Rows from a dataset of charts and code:
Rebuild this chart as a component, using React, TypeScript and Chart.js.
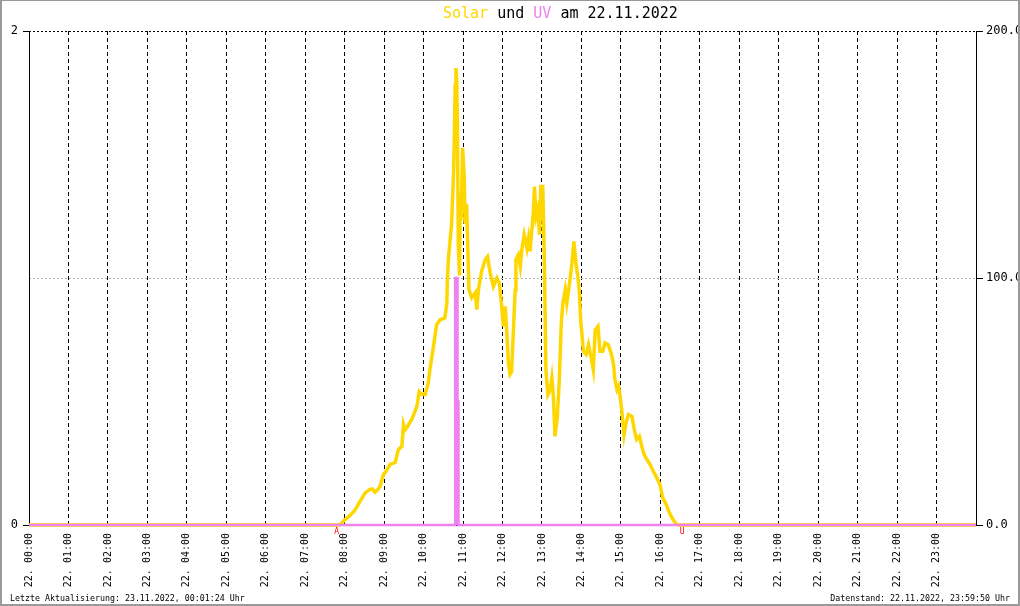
import React, { useEffect, useRef } from 'react';
import { Chart, registerables } from 'chart.js';

Chart.register(...registerables);

// Solar radiation (W/m², right axis) – time in hours of 22.11.2022
const solarTimes = [
  0, 7.88, 8.01, 8.14, 8.26, 8.39, 8.52, 8.64, 8.7, 8.77, 8.85, 8.9, 8.98, 9.06, 9.15, 9.28, 9.36, 9.45, 9.49, 9.53,
  9.57, 9.7, 9.83, 9.89, 9.95, 10.04, 10.12, 10.16, 10.25, 10.33, 10.42, 10.54, 10.59, 10.6, 10.63, 10.67, 10.71,
  10.76, 10.78, 10.8, 10.82, 10.84, 10.86, 10.88, 10.91, 10.93, 10.95, 10.99, 11.03, 11.05, 11.09, 11.12, 11.15,
  11.22, 11.31, 11.35, 11.39, 11.47, 11.56, 11.62, 11.69, 11.77, 11.86, 11.92, 11.98, 12.02, 12.07, 12.11, 12.15,
  12.19, 12.23, 12.28, 12.32, 12.34, 12.4, 12.45, 12.49, 12.55, 12.62, 12.66, 12.7, 12.74, 12.78, 12.81, 12.85,
  12.89, 12.94, 12.97, 13.02, 13.04, 13.06, 13.1, 13.15, 13.21, 13.25, 13.29, 13.33, 13.39, 13.44, 13.49, 13.53,
  13.59, 13.63, 13.7, 13.76, 13.81, 13.87, 13.91, 13.95, 13.98, 14.01, 14.05, 14.12, 14.18, 14.24, 14.3, 14.35,
  14.42, 14.47, 14.54, 14.6, 14.68, 14.75, 14.81, 14.85, 14.9, 14.94, 14.98, 15.02, 15.08, 15.13, 15.19, 15.28,
  15.34, 15.4, 15.47, 15.53, 15.59, 15.66, 15.74, 15.82, 15.91, 15.99, 16.06, 16.15, 16.23, 16.32, 16.4, 16.45, 24,
];
const solarValues = [
  0, 0, 2.2, 4, 6, 9.6, 13, 14.4, 14.6, 13.3, 14.5, 15.7, 20.4, 22, 24.5, 25.3, 30.5, 31.9, 40.7, 38.5,
  39.3, 42.7, 48, 54, 53, 52.8, 57.5, 62.9, 72.3, 81.1, 83.1, 83.8, 89.9, 98, 108, 114.8, 122,
  142.5, 157.3, 178, 185, 180, 157, 114, 101, 134, 123.6, 152.6, 141, 122, 130, 112.8, 95.3,
  92, 94, 87.2, 95.3, 102.7, 107.4, 108.7, 102, 96.6, 100, 98, 88.5, 80.4, 88.5, 77.8, 65.6,
  61, 62, 80, 95, 107.4, 109.4, 104.7, 111.4, 117.5, 112, 116.2, 110.8, 118.9, 126.3, 137, 125,
  127.6, 117.5, 137, 137, 123.6, 107.4, 62.9, 52.8, 54.8, 59.5, 52.1, 35.9, 44, 58.9, 81.8, 89.9,
  95.3, 89.9, 98, 106, 114.8, 104.7, 100.6, 94, 83, 77.8, 70.3, 69, 73, 68.3, 62.9, 79,
  80.4, 70.3, 70.3, 73.7, 73, 69.7, 65.6, 58.9, 54.8, 56.2, 52.1, 46.7, 36.6, 41.3, 44.7, 44,
  38.6, 34.6, 35.9, 31.9, 28.5, 26.5, 24.5, 21.8, 19.1, 16.4, 11, 8.3, 4.9, 2.2, 0.5, 0, 0,
];

// UV index (left axis)
const uvTimes = [0, 10.8, 10.86, 10.885, 24];
const uvValues = [0, 1, 0.5, 0, 0];

const hourTicks = Array.from({ length: 25 }, (_, i) => i);
const xTickLabels = [
  '22. 00:00', '22. 01:00', '22. 02:00', '22. 03:00', '22. 04:00', '22. 05:00', '22. 06:00', '22. 07:00',
  '22. 08:00', '22. 09:00', '22. 10:00', '22. 11:00', '22. 12:00', '22. 13:00', '22. 14:00', '22. 15:00',
  '22. 16:00', '22. 17:00', '22. 18:00', '22. 19:00', '22. 20:00', '22. 21:00', '22. 22:00', '22. 23:00',
];
const uvTicks = [0, 2];
const solarTicks = [0, 100, 200];

const sunMarkerTimes = [7.8, 16.55];
const sunMarkerLabels = ['A', 'U'];

const FONT = '"DejaVu Sans Mono", "Liberation Mono", monospace';

const sunMarkers = {
  id: 'sunMarkers',
  afterDatasetsDraw(chart: any) {
    const { ctx, chartArea } = chart;
    const x = chart.scales.x;
    ctx.save();
    ctx.fillStyle = '#ff0000';
    ctx.font = `8px ${FONT}`;
    ctx.textAlign = 'center';
    ctx.textBaseline = 'top';
    sunMarkerTimes.forEach((t, i) => {
      ctx.fillText(sunMarkerLabels[i], x.getPixelForValue(t), chartArea.bottom + 3);
    });
    ctx.restore();
  },
};

export default function App() {
  const ref = useRef<HTMLCanvasElement>(null);

  useEffect(() => {
    document.body.style.margin = '0';
    const canvas = ref.current;
    if (!canvas) return;
    const chart = new Chart(canvas, {
      type: 'line',
      data: {
        datasets: [
          {
            label: 'UV',
            data: uvTimes.map((t, i) => ({ x: t, y: uvValues[i] })),
            yAxisID: 'y',
            borderColor: '#EE82EE',
            backgroundColor: '#EE82EE',
            borderWidth: 2.5,
            pointRadius: 0,
            stepped: true,
            fill: 'origin',
            clip: false,
            order: 0,
          },
          {
            label: 'Solar',
            data: solarTimes.map((t, i) => ({ x: t, y: solarValues[i] })),
            yAxisID: 'y1',
            borderColor: '#FFD700',
            backgroundColor: '#FFD700',
            borderWidth: 3.5,
            pointRadius: 0,
            tension: 0,
            clip: false,
            order: 1,
          },
        ],
      },
      options: {
        animation: false,
        responsive: false,
        layout: { padding: { top: 31, left: 0, right: 0, bottom: 0 } },
        plugins: {
          legend: { display: false },
          title: { display: false },
          tooltip: { enabled: false },
          filler: { propagate: false },
        },
        scales: {
          x: {
            type: 'linear',
            min: 0,
            max: 24,
            afterBuildTicks: (s: any) => {
              s.ticks = hourTicks.map((v) => ({ value: v }));
            },
            afterFit: (s: any) => {
              s.height = 81;
            },
            ticks: {
              autoSkip: false,
              maxRotation: 90,
              minRotation: 90,
              padding: 8,
              color: '#000',
              font: { family: FONT, size: 10 },
              callback: (v: any) => xTickLabels[v] ?? null,
            },
            grid: {
              color: '#000',
              lineWidth: 1,
              drawTicks: false,
            },
            border: { color: '#000', dash: [4, 3] },
          },
          y: {
            type: 'linear',
            position: 'left',
            min: 0,
            max: 2,
            afterBuildTicks: (s: any) => {
              s.ticks = uvTicks.map((v) => ({ value: v }));
            },
            afterFit: (s: any) => {
              s.width = 29;
            },
            ticks: {
              padding: 5,
              color: '#000',
              font: { family: FONT, size: 12 },
              callback: (v: any) => String(v),
            },
            grid: {
              drawOnChartArea: false,
              tickLength: 6,
              tickColor: '#000',
            },
            border: { color: '#000' },
          },
          y1: {
            type: 'linear',
            position: 'right',
            min: 0,
            max: 200,
            afterBuildTicks: (s: any) => {
              s.ticks = solarTicks.map((v) => ({ value: v }));
            },
            afterFit: (s: any) => {
              s.width = 44;
            },
            ticks: {
              padding: 3,
              color: '#000',
              font: { family: FONT, size: 12 },
              callback: (v: any) => Number(v).toFixed(1),
            },
            grid: {
              color: (c: any) =>
                c.tick && c.tick.value === 100 ? '#b4b4b4' : c.tick && c.tick.value === 200 ? '#000' : 'rgba(0,0,0,0)',
              tickLength: 7,
              tickColor: '#000',
            },
            border: { color: '#000', dash: [2, 2] },
          },
        },
      },
      plugins: [sunMarkers],
    });
    return () => chart.destroy();
  }, []);

  return (
    <div style={{ position: 'fixed', left: 0, top: 0, width: 1020, height: 606, background: '#fff', overflow: 'hidden' }}>
      <canvas ref={ref} width={1020} height={606} style={{ position: 'absolute', left: 0, top: 0, width: 1020, height: 606 }} />
      <div
        style={{
          position: 'absolute',
          left: 443,
          top: 6,
          fontFamily: FONT,
          fontSize: 15,
          lineHeight: '15px',
          whiteSpace: 'pre',
          color: '#000',
        }}
      >
        <span style={{ color: '#FFD700' }}>Solar</span> und <span style={{ color: '#EE82EE' }}>UV</span> am 22.11.2022
      </div>
      <div
        style={{
          position: 'absolute',
          left: 10,
          top: 594,
          fontFamily: FONT,
          fontSize: 8.3,
          lineHeight: '9px',
          whiteSpace: 'pre',
          color: '#000',
        }}
      >
        Letzte Aktualisierung: 23.11.2022, 00:01:24 Uhr
      </div>
      <div
        style={{
          position: 'absolute',
          right: 10,
          top: 594,
          fontFamily: FONT,
          fontSize: 8.3,
          lineHeight: '9px',
          whiteSpace: 'pre',
          color: '#000',
        }}
      >
        Datenstand: 22.11.2022, 23:59:50 Uhr
      </div>
      <div
        style={{
          position: 'absolute',
          left: 0,
          top: 0,
          width: 1020,
          height: 606,
          boxSizing: 'border-box',
          borderLeft: '2px solid #9a9a9a',
          borderRight: '2px solid #9a9a9a',
          borderBottom: '2px solid #9a9a9a',
          borderTop: '1px solid #9a9a9a',
          pointerEvents: 'none',
        }}
      />
    </div>
  );
}
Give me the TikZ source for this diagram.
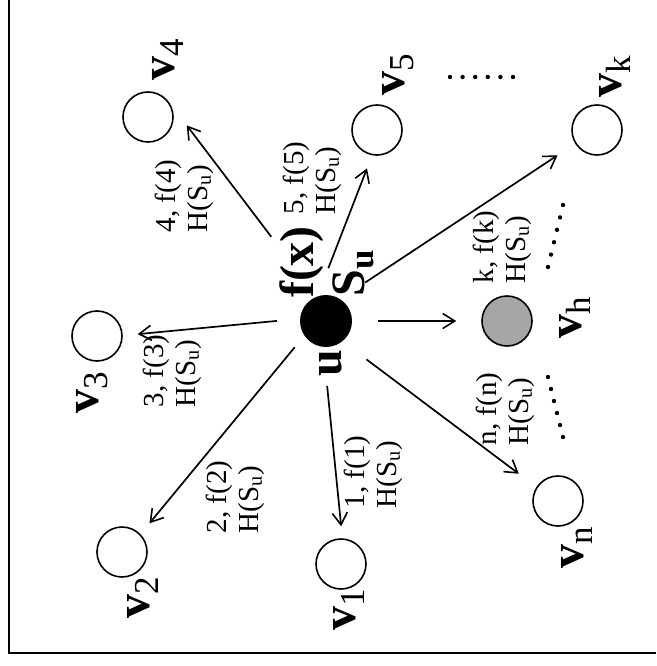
\documentclass[tikz,border=0pt]{standalone}
\usepackage{fontspec}
\setmainfont{Liberation Serif}
\usetikzlibrary{arrows.meta}

\tikzset{
  vertex/.style={circle, draw, line width=1.6pt, minimum size=50pt, inner sep=0pt},
  vname/.style={rotate=90, font=\fontsize{48}{48}\selectfont\bfseries, inner sep=0pt},
  elabel/.style={rotate=90, align=left, font=\fontsize{29}{32}\selectfont, inner sep=0pt},
  link/.style={line width=1.7pt, -{Straight Barb[length=12pt,width=15pt,line width=1.6pt]}},
  dotmark/.style={fill=black},
}
\newcommand{\hsu}{H(S\textsubscript{u})}
\newcommand{\lowsub}[1]{\raisebox{-9pt}{\fontsize{35}{35}\selectfont #1}}
\newcommand{\vsub}[1]{\raisebox{-9pt}{\fontsize{35}{35}\selectfont\mdseries #1}}

\begin{document}
\begin{tikzpicture}[x=1pt, y=-1pt]
  \useasboundingbox (0,0) rectangle (656,666);
  % frame
  \draw[line width=2pt] (8.5,0) -- (8.5,653) -- (656,653);

  % source node
  \node[circle, fill=black, minimum size=52pt, inner sep=0pt] (u) at (326,321) {};
  \node[vname] (ulab) at (331,363) {u};
  \node[vname] (fx) at (302,262) {f(x)};
  \node[vname] (su) at (353,273) {S\lowsub{u}};

  % neighbours
  \node[vertex] (v1) at (341,564) {};
  \node[vertex] (v2) at (122,552) {};
  \node[vertex] (v3) at (97,336) {};
  \node[vertex] (v4) at (148,117) {};
  \node[vertex] (v5) at (377,130) {};
  \node[vertex] (vk) at (597,130) {};
  \node[vertex] (vn) at (558,501) {};
  \node[vertex, fill=black!35] (vh) at (507,321) {};

  \node[vname] (v1lab) at (349,610) {v\vsub{1}};
  \node[vname] (v2lab) at (143,598) {v\vsub{2}};
  \node[vname] (v3lab) at (92,393) {v\vsub{3}};
  \node[vname] (v4lab) at (168,60) {v\vsub{4}};
  \node[vname] (v5lab) at (398,75) {v\vsub{5}};
  \node[vname] (vklab) at (615,77) {v\vsub{k}};
  \node[vname] (vnlab) at (577,548) {v\vsub{n}};
  \node[vname] (vhlab) at (575,318) {v\vsub{h}};

  % messages
  \draw[link, shorten <=39pt, shorten >=12pt] (u.264) -- (v1.87);
  \draw[link, shorten <=15pt, shorten >=14pt] (u.214) -- (v2.44);
  \draw[link, shorten <=23pt, shorten >=15pt] (u.175) -- (v3.1);
  \draw[link, shorten <=75pt, shorten >=30pt] (u.111) -- (v4.37);
  \draw[link, shorten <=30pt, shorten >=14pt] (u.109) -- (v5.259);
  \draw[link, shorten <=30pt, shorten >=21pt] (u.57) -- (vk.212);
  \draw[link, shorten <=30pt, shorten >=22pt] (u.309) -- (vn.147);
  \draw[link, shorten <=26pt, shorten >=25pt] (u.east) -- (vh.west);

  \node[elabel] (m1) at (373,472) {1, f(1)\\\hsu};
  \node[elabel] (m2) at (235,497) {2, f(2)\\\hsu};
  \node[elabel] (m3) at (172,371) {3, f(3)\\\hsu};
  \node[elabel] (m4) at (184,196) {4, f(4)\\\hsu};
  \node[elabel] (m5) at (312,178) {5, f(5)\\\hsu};
  \node[elabel] (mk) at (502,247) {k, f(k)\\\hsu};
  \node[elabel] (mn) at (505,409) {n, f(n)\\\hsu};

  % omitted neighbours
  \foreach \i in {0,...,5} {
    \fill[dotmark] (450+\i*12.6,77) circle (2.2pt);
    \fill[dotmark] (548+\i*3,267-\i*12.4) circle (2.2pt);
    \fill[dotmark] (548+\i*3,377+\i*12) circle (2.2pt);
  }
\end{tikzpicture}
\end{document}
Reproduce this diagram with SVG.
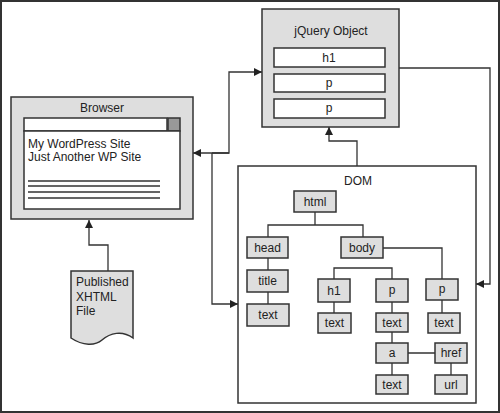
<svg xmlns="http://www.w3.org/2000/svg" width="500" height="413" viewBox="0 0 500 413">
<defs>
<style>
text{font-family:"Liberation Sans",Arial,sans-serif;fill:#222;}
.t{font-size:12px;text-anchor:middle;}
.panel{fill:#dedede;stroke:#333;stroke-width:1.5;}
.white{fill:#fff;stroke:#333;stroke-width:1.5;}
.node{fill:#dedede;stroke:#333;stroke-width:1.5;}
.wire{fill:none;stroke:#333;stroke-width:1.3;}
.ln{stroke:#333;stroke-width:1.3;}
</style>
<marker id="arr" viewBox="0 0 10 10" refX="10" refY="5" markerWidth="8" markerHeight="8" markerUnits="userSpaceOnUse" orient="auto">
<path d="M0,0 L10,5 L0,10 z" fill="#222"/>
</marker>
</defs>
<rect x="1" y="1" width="498" height="411" fill="#fff" stroke="#333" stroke-width="2"/>

<g id="connectors">
<path class="wire" d="M212,153 L229,153 L229,72 L262,72" marker-end="url(#arr)"/>
<path class="wire" d="M229,153 L193,153" marker-end="url(#arr)"/>
<path class="wire" d="M212,153 L212,304 L238,304" marker-end="url(#arr)"/>
<path class="wire" d="M399,68 L490,68 L490,284 L476,284" marker-end="url(#arr)"/>
<path class="wire" d="M357,166 L357,141 L329,141 L329,127" marker-end="url(#arr)"/>
<path class="wire" d="M108,271 L108,245 L89,245 L89,220" marker-end="url(#arr)"/>
</g>

<g id="browser">
<rect class="panel" x="11" y="97" width="182" height="122"/>
<text class="t" x="102" y="112">Browser</text>
<rect class="white" x="24" y="118" width="143" height="13"/>
<rect x="168" y="118" width="12" height="13" fill="#999" stroke="#333" stroke-width="1.5"/>
<rect class="white" x="24" y="131" width="156" height="78"/>
<text x="28" y="148" font-size="12">My WordPress Site</text>
<text x="28" y="161" font-size="12">Just Another WP Site</text>
<line class="ln" x1="28" y1="181" x2="160" y2="181"/>
<line class="ln" x1="28" y1="186" x2="160" y2="186"/>
<line class="ln" x1="28" y1="192" x2="160" y2="192"/>
<line class="ln" x1="28" y1="198" x2="160" y2="198"/>
</g>

<g id="file">
<path d="M71,271 L133,271 L133,338 C122,330 110,333 102,340 C95,346 83,346 71,338 Z" fill="#dedede" stroke="#333" stroke-width="1.5"/>
<text x="76" y="286" font-size="12">Published</text>
<text x="76" y="301" font-size="12">XHTML</text>
<text x="76" y="315" font-size="12">File</text>
</g>

<g id="jquery">
<rect class="panel" x="262" y="9" width="137" height="118"/>
<text class="t" x="331" y="35">jQuery Object</text>
<rect class="white" x="274" y="48" width="111" height="19"/>
<text class="t" x="329" y="62">h1</text>
<rect class="white" x="274" y="74" width="111" height="18"/>
<text class="t" x="329" y="87">p</text>
<rect class="white" x="274" y="99" width="111" height="19"/>
<text class="t" x="329" y="112">p</text>
</g>

<g id="dom">
<rect class="white" x="238" y="166" width="238" height="237"/>
<text class="t" x="358" y="185">DOM</text>
<g class="wire">
<path d="M315,212 L315,225 M268,237 L268,225 L363,225 L363,237"/>
<path d="M268,258 L268,270 M268,292 L268,304"/>
<path d="M383,248 L442,248 L442,279"/>
<path d="M334,279 L334,268 L392,268 L392,279"/>
<path d="M334,302 L334,313 M392,302 L392,313 M442,300 L442,313"/>
<path d="M392,332 L392,343 M392,363 L392,375 M408,353 L435,353 M451,363 L451,375"/>
</g>
<g id="n-html"><rect class="node" x="294" y="191" width="42" height="21"/><text class="t" x="315" y="206">html</text></g>
<g id="n-head"><rect class="node" x="247" y="237" width="41" height="21"/><text class="t" x="267.5" y="252">head</text></g>
<g id="n-body"><rect class="node" x="341" y="237" width="42" height="21"/><text class="t" x="362" y="252">body</text></g>
<g id="n-title"><rect class="node" x="247" y="270" width="41" height="22"/><text class="t" x="267.5" y="285">title</text></g>
<g id="n-text1"><rect class="node" x="247" y="304" width="42" height="22"/><text class="t" x="268" y="319">text</text></g>
<g id="n-h1"><rect class="node" x="318" y="279" width="32" height="23"/><text class="t" x="334" y="295">h1</text></g>
<g id="n-p1"><rect class="node" x="376" y="279" width="32" height="23"/><text class="t" x="392" y="294">p</text></g>
<g id="n-p2"><rect class="node" x="426" y="279" width="32" height="21"/><text class="t" x="442" y="293">p</text></g>
<g id="n-text2"><rect class="node" x="318" y="313" width="33" height="20"/><text class="t" x="334.5" y="327">text</text></g>
<g id="n-text3"><rect class="node" x="376" y="313" width="32" height="19"/><text class="t" x="392" y="327">text</text></g>
<g id="n-text4"><rect class="node" x="428" y="313" width="32" height="20"/><text class="t" x="444" y="327">text</text></g>
<g id="n-a"><rect class="node" x="376" y="343" width="32" height="20"/><text class="t" x="392" y="357">a</text></g>
<g id="n-href"><rect class="node" x="435" y="343" width="32" height="20"/><text class="t" x="451" y="357">href</text></g>
<g id="n-text5"><rect class="node" x="376" y="375" width="32" height="19"/><text class="t" x="392" y="389">text</text></g>
<g id="n-url"><rect class="node" x="435" y="375" width="32" height="19"/><text class="t" x="451" y="389">url</text></g>
</g>
</svg>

PROBLEM DETAILS:
Go back to the entries above and restate word for word every line from the first through the one that contains "Chart.register(...registerables);", leaving the pictures behind.

SOLUTION TO THIS TASK:
Rebuild this chart as a component, using React, TypeScript and Chart.js.
import React, { useEffect, useRef } from 'react';
import { Chart, registerables } from 'chart.js';

Chart.register(...registerables);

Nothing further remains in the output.